Danny Citrinowicz, a nonresident fellow with the Atlantic Council’s Middle East Programs, offers a far more skeptical view.

“The blockade won’t force Iran to capitulate,” Citrinowicz said.

“This country is under sanctions since 1979. They know how to make adjustments,” he added.

“The regime isn’t just dependent on oil and energy exports to survive, it has other means of income,” Nader argued.

“Oil and natural gas are its biggest sources of income, but I think this regime has made a calculation that it can withstand even months of economic siege because it may think that the Trump administration is more vulnerable to political pressure.”

“Look,” he added, “American voters vote in the president and vote out the president. In Iran, nobody’s voted in and out. The regime maintains power through brutal force.
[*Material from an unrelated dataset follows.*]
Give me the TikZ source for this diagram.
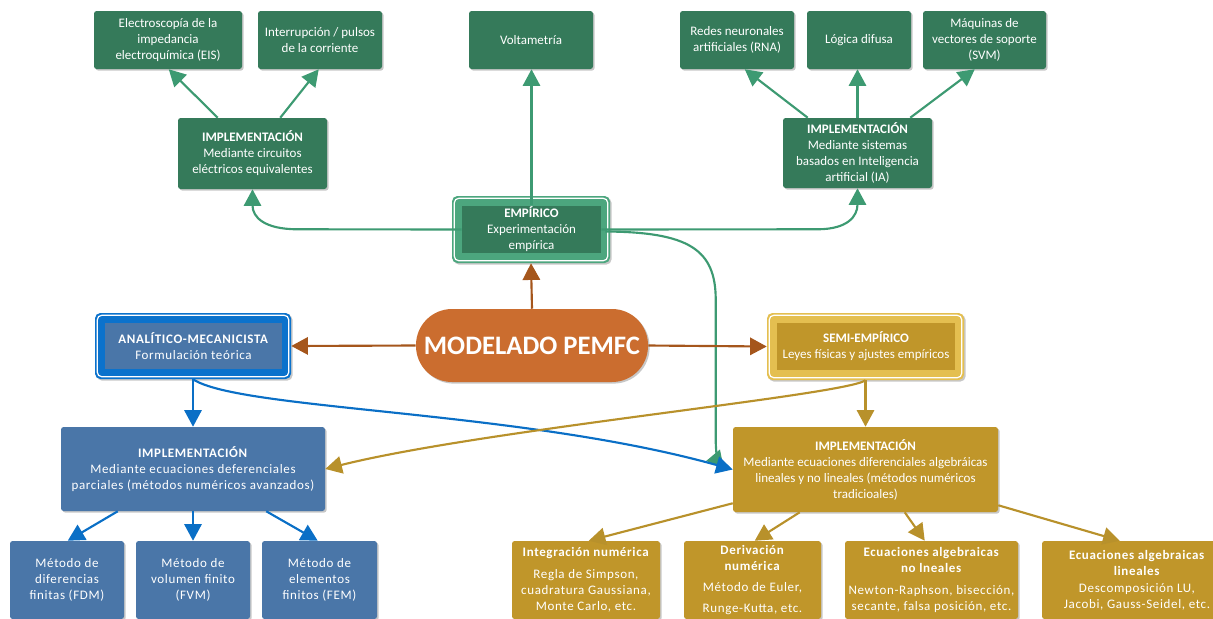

If there are public disturbances, if there are new uprisings, the regime will try to deal with them as it has in the past to mass violence, killing thousands of people. That’s how this regime stays in power.”

Citrinowicz warned that Iran may escalate regionally or exploit global energy vulnerabilities long before economic collapse forces surrender, potentially driving oil prices sharply upward and creating international political pressure before Tehran truly breaks.

“In the pain game, the world will feel that before,” he said.

That leaves the administration facing a strategic endurance contest: Can economic warfare degrade Iran faster than the regime can adapt, repress, and weaponize global pain?

Nader believes Iran’s rulers may still calculate that they can outlast U.S. patience through repression and resource management. Maleki believes the economic “clock is moving much faster” on Iran than on its adversaries. Amidror argues time itself may be Washington’s greatest weapon. And Citrinowicz warns that if the United States expects quick capitulation, it may be underestimating both Iran’s resilience and its willingness to escalate.